An Army brat, Hain has lived all over the world and worked as a CIA officer at a time when few women held such a position. In addition to authoring two books, she is an accomplished musician and a member of Ladies of the Lake, a trio that performs Civil War-era, mountain, folk and traditional songs. Hain also is a sought-after speaker on the Civil War; she is scheduled to talk about her books at Atlanta Cyclorama and Civil War Museum on Sunday.

She and her husband, Peter, also an author and former CIA employee, have lived in The Boardwalk since 2006, when they moved to the lake.

The knowledge and skills she gained while working at the intelligence agency gave her the know-how and confidence to tackle writing a book, she said.

“I know how to research — it’s an investigative kind of thing — and I have a feeling for people. And, of course, the motivation,” she said.

A love for history and literature also contributed.

After graduating from Syracuse, where she studied international relations, Hain received a master’s degree in Russian literature and language from the Russian Institute at Columbia University.

“Then, the CIA came calling,” she recalled. She signed on, one of five women and 80 men in a junior officer training class.

“Because I had lived overse as and with my interest in international relations, it was a natural fit,” she said.

Her first job, in 1962, was at CIA headquarters, where she translated Russian documents into English and developed a system that took coded and classified information from card files and stored it in a computer. While there, she married Peter , who also worked for the CIA. Rarely did the CIA assign female operatives to overseas duty, but the agency didn’t want to lose her, she said, so the newlyweds both were assigned to duty in Germany.

Hain is not forthcoming about exactly what her job entailed, but she revealed that she was “interested in the Soviets” during her stint in the early 1960s.

In 1968, the couple’s son was born, and Hain retired. Peter Hain served several more tours of duty, including one in Denmark, where they adopted a baby girl, before the couple returned to the United States for good in 1979. Peter commuted from their home in Northern Virginia to CIA headquarters outside of Washington, D.C., for a year before he retired and the family settled in Charleston, S.C.

It was there that Hain, while visiting her aunt, found some old letters written by Wragg during the Civil War. Intrigued, she began oral and archival research on the Confederate Army officer, prisoner of war and physician. His life, which ended when he was murdered, is recounted in “A Confederate Chronicle,” published in 2005.

In the spring of 2006, Hain discovered a diary that her mother had saved. Internet research revealed that Hain was a direct descendent of its author, Robert Augustus Alston. He was a former slave owner who became an advocate for ex-convicts in post-Civil War Georgia.

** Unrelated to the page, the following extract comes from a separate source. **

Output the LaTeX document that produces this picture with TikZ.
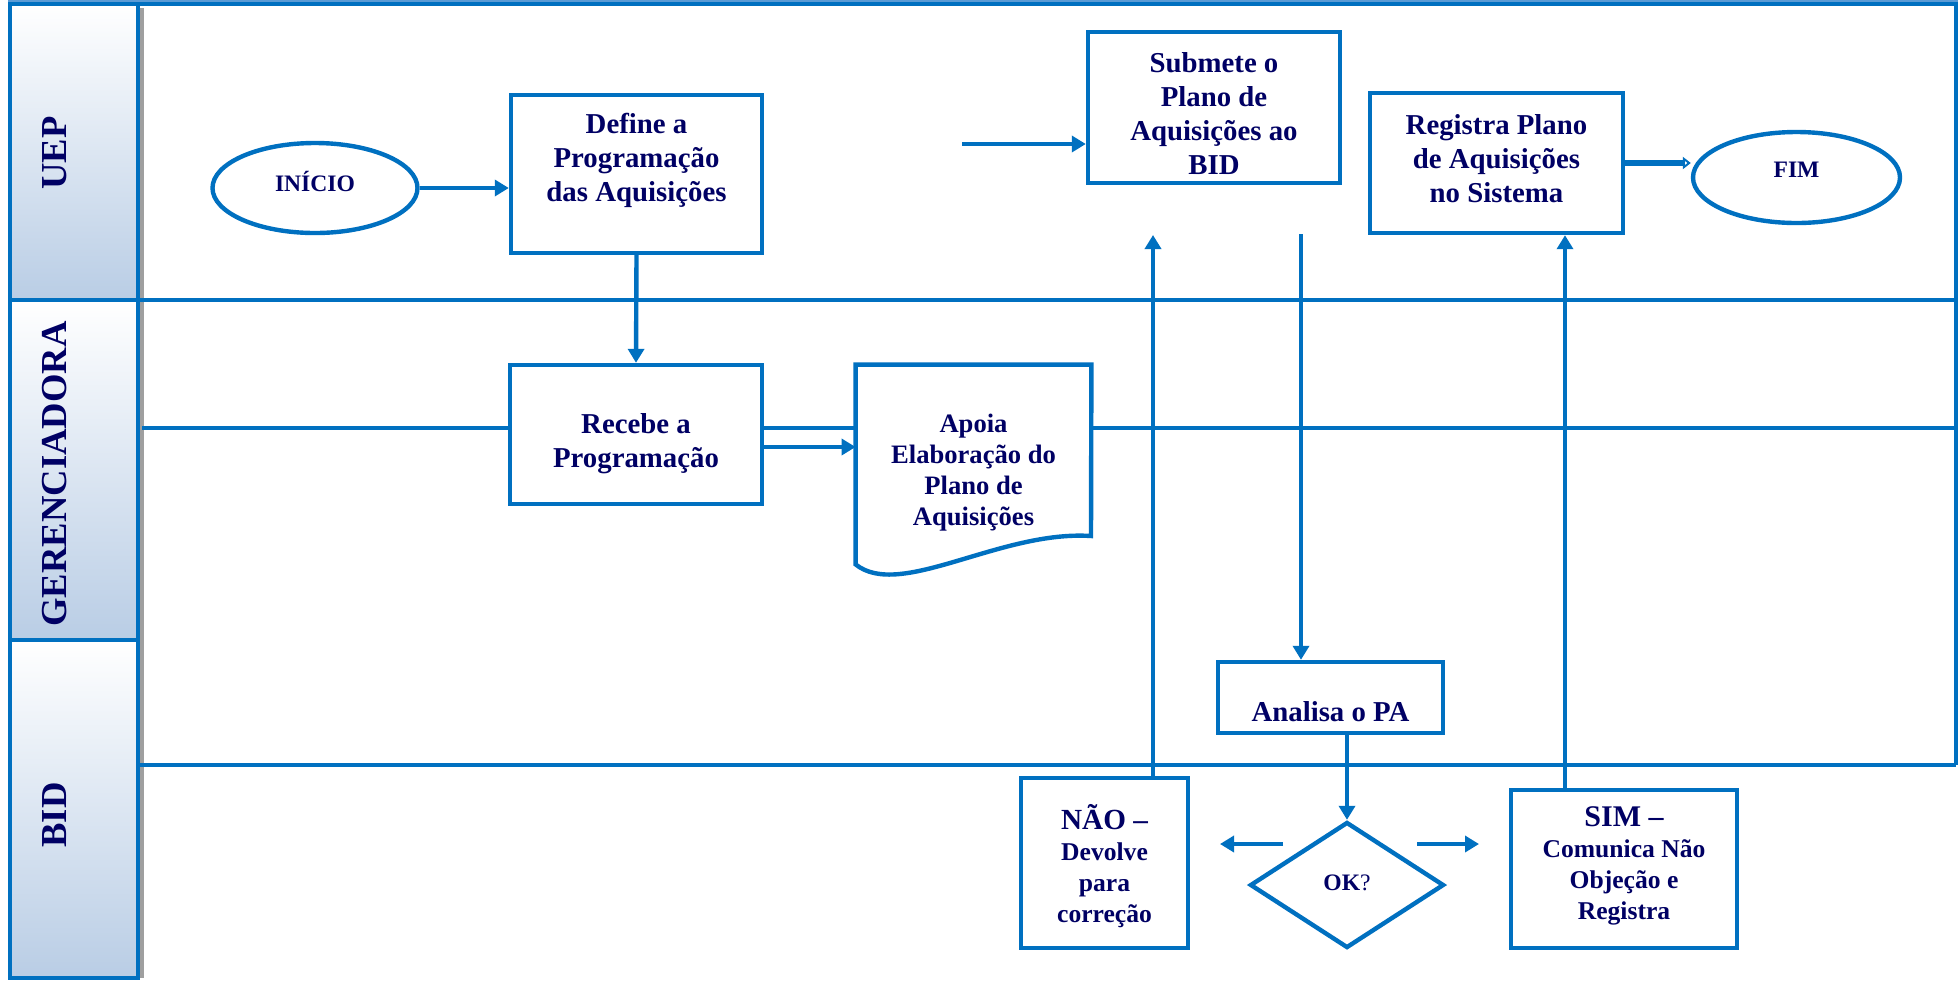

Hain said Alston, a member of the state legislature, uncovered “shocking conditions” in the convict-leasing system, a form of cheap labor common in the post-war South, and the camps where the ex-cons lived.

“He found women chained to men, and people were dying,” said Hain, who described her forebear as a “very principled man.” He made a report to the legislature and SPOILER ALERT — was murdered shortly thereafter.

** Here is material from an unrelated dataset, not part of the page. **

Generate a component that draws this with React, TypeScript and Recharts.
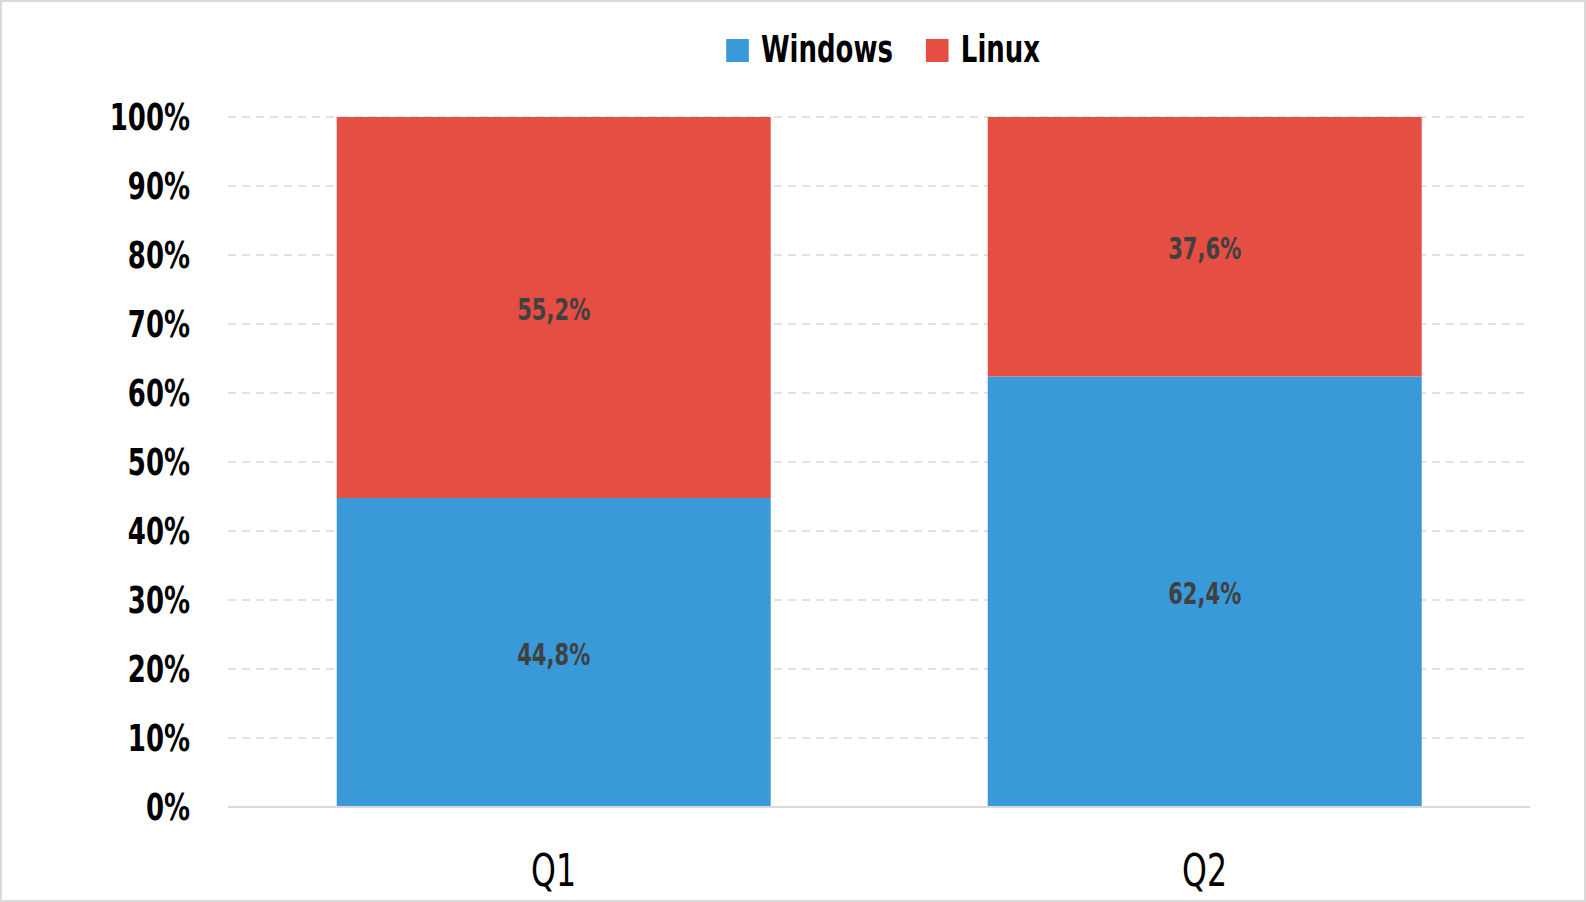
import React from 'react';
import { BarChart, Bar, XAxis, YAxis, CartesianGrid, Legend, LabelList } from 'recharts';

const quarters = ['Q1', 'Q2'];
const windowsShare = [44.8, 62.4];
const linuxShare = [55.2, 37.6];
const yTicks = [0, 10, 20, 30, 40, 50, 60, 70, 80, 90, 100];
const seriesOrder = ['Windows', 'Linux'];

const data = quarters.map((q, i) => ({ quarter: q, windows: windowsShare[i], linux: linuxShare[i] }));

const FONT = "'DejaVu Sans Condensed', 'Liberation Sans Narrow', sans-serif";
const BLUE = '#3a99d8';
const RED = '#e44e43';
const GRID = '#d9d9d9';
const SQUEEZE = 0.78; // the original font is narrower than anything installed

const pct = (v: number) => `${v.toFixed(1).replace('.', ',')}%`;

// svg text squeezed horizontally around its anchor point
function Squeezed({ x, y, children, ...rest }: any) {
  return (
    <text transform={`translate(${x},${y}) scale(${SQUEEZE},1)`} fontFamily={FONT} {...rest}>
      {children}
    </text>
  );
}

const YTick = ({ x, y, payload }: any) => (
  <Squeezed x={x + 2} y={y} dy="0.355em" textAnchor="end" fontSize={37} fontWeight={700} fill="#000">
    {`${payload.value}%`}
  </Squeezed>
);

const XTick = ({ x, y, payload }: any) => (
  <Squeezed x={x} y={y} dy="0.71em" textAnchor="middle" fontSize={45} fill="#000">
    {payload.value}
  </Squeezed>
);

const SegmentLabel = ({ x, y, width, height, value }: any) => (
  <Squeezed
    x={Number(x) + Number(width) / 2}
    y={Number(y) + Number(height) / 2}
    dy="0.42em"
    textAnchor="middle"
    fontSize={30}
    fontWeight={700}
    fill="#404040"
  >
    {pct(Number(value))}
  </Squeezed>
);

function renderLegend(props: any) {
  const items = [...(props.payload || [])].sort(
    (a: any, b: any) => seriesOrder.indexOf(a.value) - seriesOrder.indexOf(b.value)
  );
  const k = 1 / SQUEEZE;
  return (
    <div
      style={{
        display: 'flex',
        justifyContent: 'center',
        alignItems: 'center',
        fontFamily: FONT,
        transform: `scaleX(${SQUEEZE})`,
        transformOrigin: 'center',
      }}
    >
      {items.map((it: any, i: number) => (
        <div key={it.value} style={{ display: 'flex', alignItems: 'center', marginLeft: i ? 33 * k : 0 }}>
          <span style={{ width: 23 * k, height: 23, background: it.color, display: 'inline-block', marginRight: 12 * k }} />
          <span style={{ fontSize: 37, fontWeight: 700, color: '#000', lineHeight: '40px' }}>{it.value}</span>
        </div>
      ))}
    </div>
  );
}

export default function App() {
  return (
    <div
      style={{
        position: 'absolute',
        left: 0,
        top: 0,
        width: 1586,
        height: 902,
        boxSizing: 'border-box',
        border: `2px solid ${GRID}`,
        background: '#fff',
      }}
    >
      <div style={{ position: 'absolute', left: -2, top: -2 }}>
        <BarChart
          width={1586}
          height={902}
          data={data}
          margin={{ top: 117, right: 56, bottom: 35, left: 0 }}
          barCategoryGap="16.7%"
        >
          <CartesianGrid vertical={false} stroke={GRID} strokeWidth={1.5} strokeDasharray="8 6" />
          <XAxis
            dataKey="quarter"
            height={60}
            axisLine={{ stroke: GRID, strokeWidth: 2 }}
            tickLine={false}
            tickSize={0}
            tickMargin={47}
            tick={<XTick />}
          />
          <YAxis
            width={228}
            domain={[0, 100]}
            ticks={yTicks}
            interval={0}
            axisLine={false}
            tickLine={false}
            tickSize={0}
            tickMargin={40}
            tick={<YTick />}
          />
          <Legend
            verticalAlign="middle"
            align="center"
            content={renderLegend}
            wrapperStyle={{ top: 30, left: 90, width: 1586 }}
          />
          <Bar dataKey="windows" name="Windows" stackId="a" fill={BLUE} isAnimationActive={false}>
            <LabelList dataKey="windows" content={<SegmentLabel />} />
          </Bar>
          <Bar dataKey="linux" name="Linux" stackId="a" fill={RED} isAnimationActive={false}>
            <LabelList dataKey="linux" content={<SegmentLabel />} />
          </Bar>
        </BarChart>
      </div>
    </div>
  );
}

After three-and-a-half years of research and writing, Mercer University published the book. It is available for $35 at Amazon.com or by contacting Hain at 719-0522 or chasehain@gmail.com.

Hain said she’s not sure if she’ll write another book. It’s not for a lack of subjects.

Her father was one of the early teachers of paratroopers during World War II. She has his scrapbook.

An uncle, a prisoner of war in the Philippines during World War II, was among the POWs the Japanese transported by ship to Japan near the end of the war. The United States, believing the transport ships were supply ships, bombed them. The uncle was among the casualties — another family member killed too young. In Hain’s possession are the letters the man wrote to his wife.